On July 23, 1943, there appeared a notice in The New York Times that the trio would begin work shortly, Rodgers on music, Hart on lyrics, and Hammerstein on the book.

But the more Hart thought about it, the less he wanted anything to do with it. He wanted to go off to Mexico. He didn’t want to think about doing another show. And he certainly didn’t want to make a musical of Green Grow the Lilacs .

Rodgers, perhaps sensing with the instincts of genius a golden opportunity, was determined. He warned Hart that the show meant a lot to him. If Hart refused, he said, he would have to look for another collaborator to write the lyrics.

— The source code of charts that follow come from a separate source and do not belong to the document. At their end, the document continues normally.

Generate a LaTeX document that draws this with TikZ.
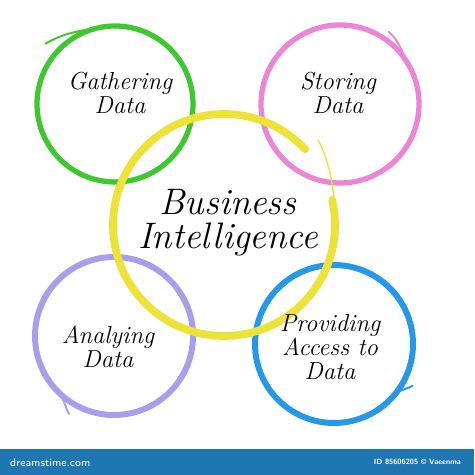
\documentclass[tikz,border=0pt]{standalone}
\usetikzlibrary{calc}

\definecolor{gatherclr}{RGB}{62,200,48}
\definecolor{storeclr}{RGB}{238,132,214}
\definecolor{biclr}{RGB}{236,226,56}
\definecolor{analyseclr}{RGB}{168,158,236}
\definecolor{accessclr}{RGB}{38,152,232}
\definecolor{barclr}{RGB}{30,118,178}

\begin{document}
\begin{tikzpicture}[
 x=0.02cm, y=0.02cm,
 ringtext/.style={align=center, font=\fontsize{14}{13.5}\selectfont\itshape},
 ringline/.style={line width=3pt, line cap=round},
 brush/.style={line width=1.1pt, line cap=round},
 bartext/.style={text=white, font=\sffamily\bfseries}
 ]

  \useasboundingbox (0,0) rectangle (474,475);

  % Circle centres
  \coordinate (gc) at (115,371);
  \coordinate (sc) at (340,371);
  \coordinate (bc) at (224,250);
  \coordinate (ac) at (114,139);
  \coordinate (pc) at (334,131);

  % Outer rings
  \draw[ringline, gatherclr] (gc) ++(131:78) arc[start angle=131, end angle=491, radius=78];
  \draw[brush, gatherclr] ($(gc)+(139:92)$) to[out=30, in=190] ($(gc)+(101:78)$);

  \draw[ringline, storeclr] (sc) ++(37:79) arc[start angle=37, end angle=397, radius=79];
  \draw[brush, storeclr] ($(sc)+(56:87)$) to[out=-40, in=125] ($(sc)+(30:80)$);

  \draw[ringline, analyseclr, line width=3.4pt] (ac) ++(224:79) arc[start angle=224, end angle=584, radius=79];
  \draw[brush, analyseclr] ($(ac)+(224:79)$) to[out=-46, in=118] ($(ac)+(240:90)$);

  \draw[ringline, accessclr, line width=3.4pt] (pc) ++(-45:79) arc[start angle=-45, end angle=315, radius=79];
  \draw[brush, accessclr] ($(pc)+(-45:77)$) to[out=45, in=207] ($(pc)+(-28:89)$);

  % Centre ring
  \draw[ringline, biclr, line width=4.4pt] (bc) ++(43:111) arc[start angle=43, end angle=373, radius=111];
  \draw[brush, biclr, line width=0.8pt] ($(bc)+(42:127)$) to[out=-65, in=95] ($(bc)+(5:112)$);

  % Labels
  \node[ringtext] (gather) at (120,382) {Gathering\\Data};
  \node[ringtext] (store) at (338,382) {Storing\\Data};
  \node[ringtext, font=\fontsize{21}{19.5}\selectfont\itshape] (bi) at (228,252) {Business\\Intelligence};
  \node[ringtext] (analyse) at (108,128) {Analying\\Data};
  \node[ringtext] (access) at (330,128) {Providing\\Access to\\Data};

  % Bottom bar
  \fill[barclr] (0,0) rectangle (474,26);
  \node[bartext, font=\sffamily\fontsize{6.3}{7}\selectfont, anchor=west] (site) at (4,12) {dreamstime.com};
  \node[bartext, font=\sffamily\bfseries\fontsize{4.3}{5}\selectfont, anchor=east] (credit) at (467,13) {ID 85606205 \textcopyright{} Vaeenma};

\end{tikzpicture}
\end{document}
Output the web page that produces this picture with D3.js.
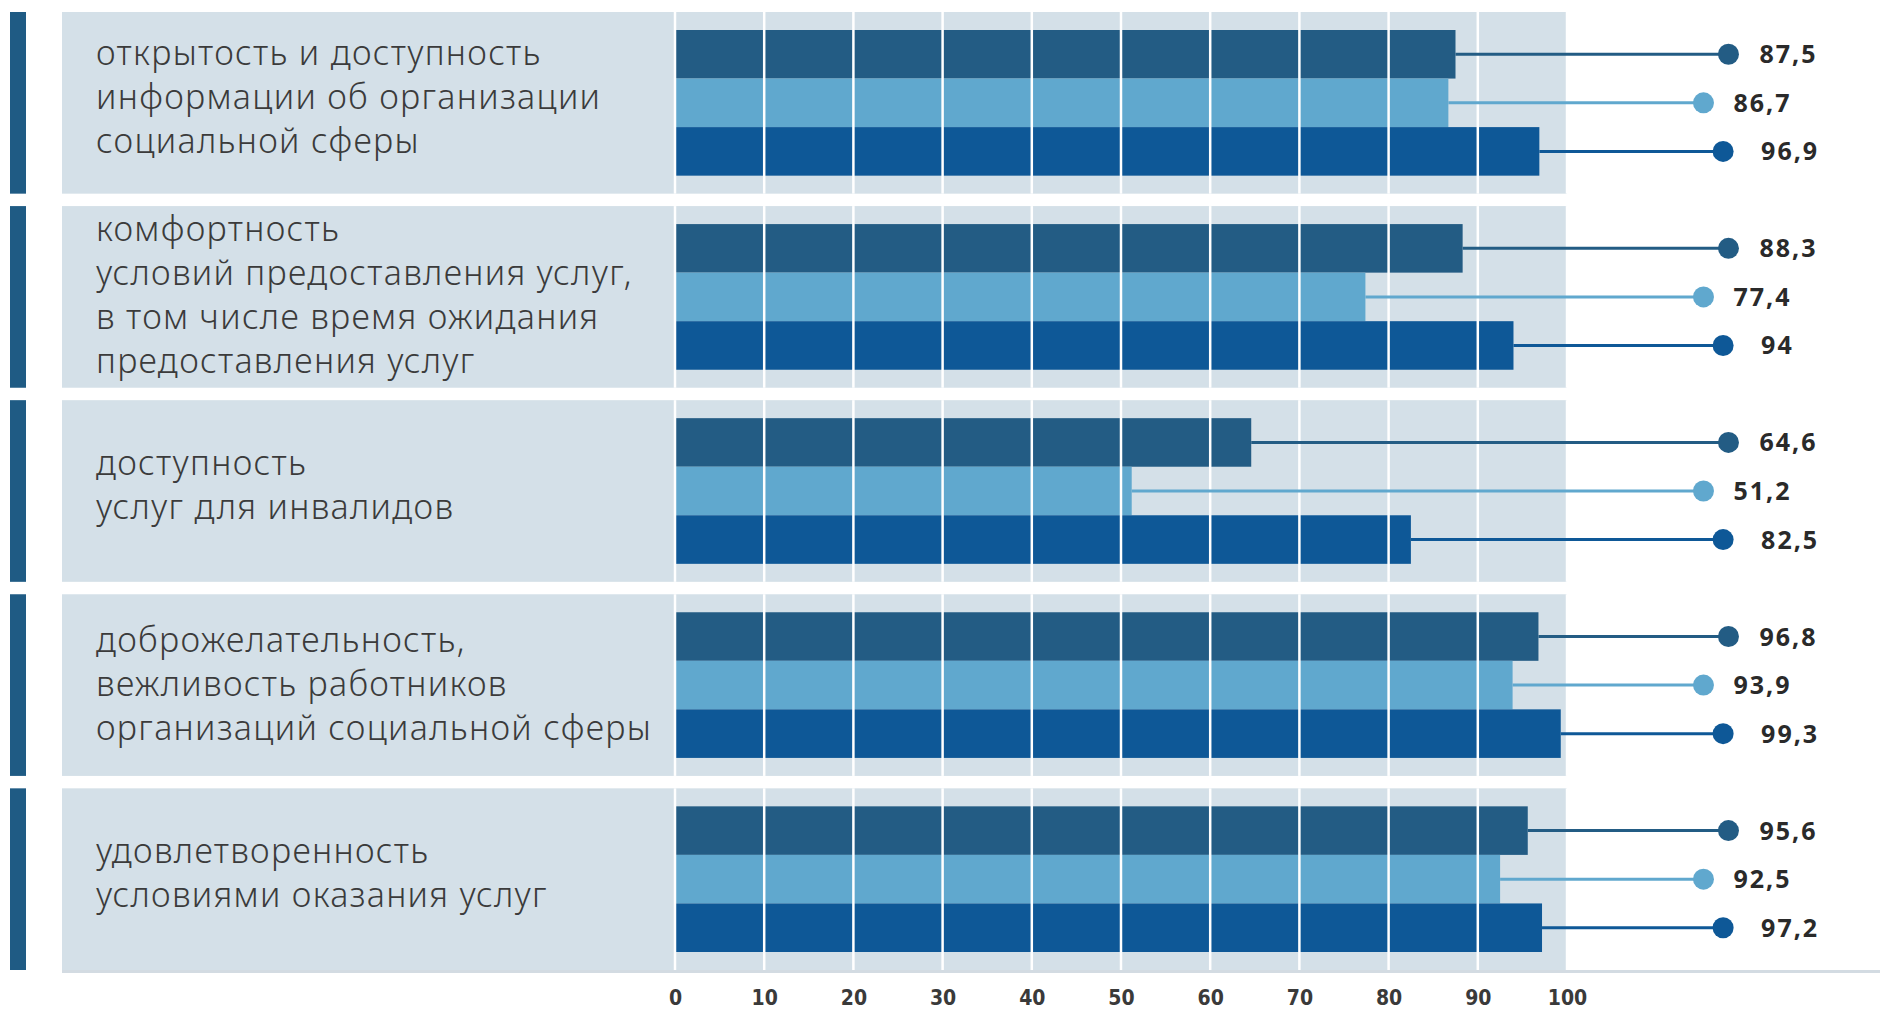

“Anyone in mind?” Hart asked.

“Yes, Oscar Hammerstein.”

“Well,” said Hart, who had destroyed only himself, not the feel for theater that made him great, “you couldn’t pick a better man.” Rodgers and Hart had become Rodgers and Hart and Hammerstein had become Rodgers and Hammerstein.

Hammerstein was as different from Hart as two great lyricists could possibly be. Hart’s lyrics were intricate, witty, bittersweet. His talent for rhyming was surpassed by no one and equaled, perhaps, only by W. S. Gilbert and, later, Stephen Sondheim. Hammerstein’s lyrics were carefully wrought and deceptively simple, more concerned with character than with being clever. Hammerstein could never have written the words to “Bewitched, Bothered, and Bewildered” or “Glad to Be Unhappy.” But equally Hart could never have written “Ol’ Man River” or “If I Loved You.”

They changed the rules by writing the lyrics before the tunes and ignoring old conventions about stage action.

There were great personal differences as well. Hammerstein was large, over six foot two. He was at peace with himself. He rose early and drank little. He was a careful and very hard worker. The methodical Rodgers, after years of having to pry his lyricist out of gin mills and steam rooms to get a song written, found Hammerstein’s work habits a great relief, and the two hit it off as collaborators from the start.

As they set to work on turning Green Grow the Lilacs into a musical, they made two decisions almost immediately that had a deep impact on Oklahoma! The first was that Hammerstein would write the lyrics and Rodgers would then set them to music.

Hart had always needed a tune to provoke the lyrics out of him. Indeed, writing the music first had long been the usual, and peculiar, Broadway custom. It stemmed, perhaps, from the fact that many early Broadway composers had been European, with limited command of English and its stress patterns.

By reversing the procedure, Hammerstein had a much freer hand to find the exact right words for the character and the situation. The effect of this way of writing songs on Rodgers’s music was marked, and the music of Rodgers and Hammerstein would sound very different from that of Rodgers and Hart, while still always sounding ineluctably of Richard Rodgers.

The second decision was to let the dramatic situation, not Broadway musical conventions, dictate what happened onstage. For instance, convention said that it was important to get the chorus line on view as soon as possible, preferably for the opening number. But it would be nearly forty minutes before the chorus of Oklahoma! appeared onstage. (This, of course, was the origin of Mike Todd’s “no legs” complaint.)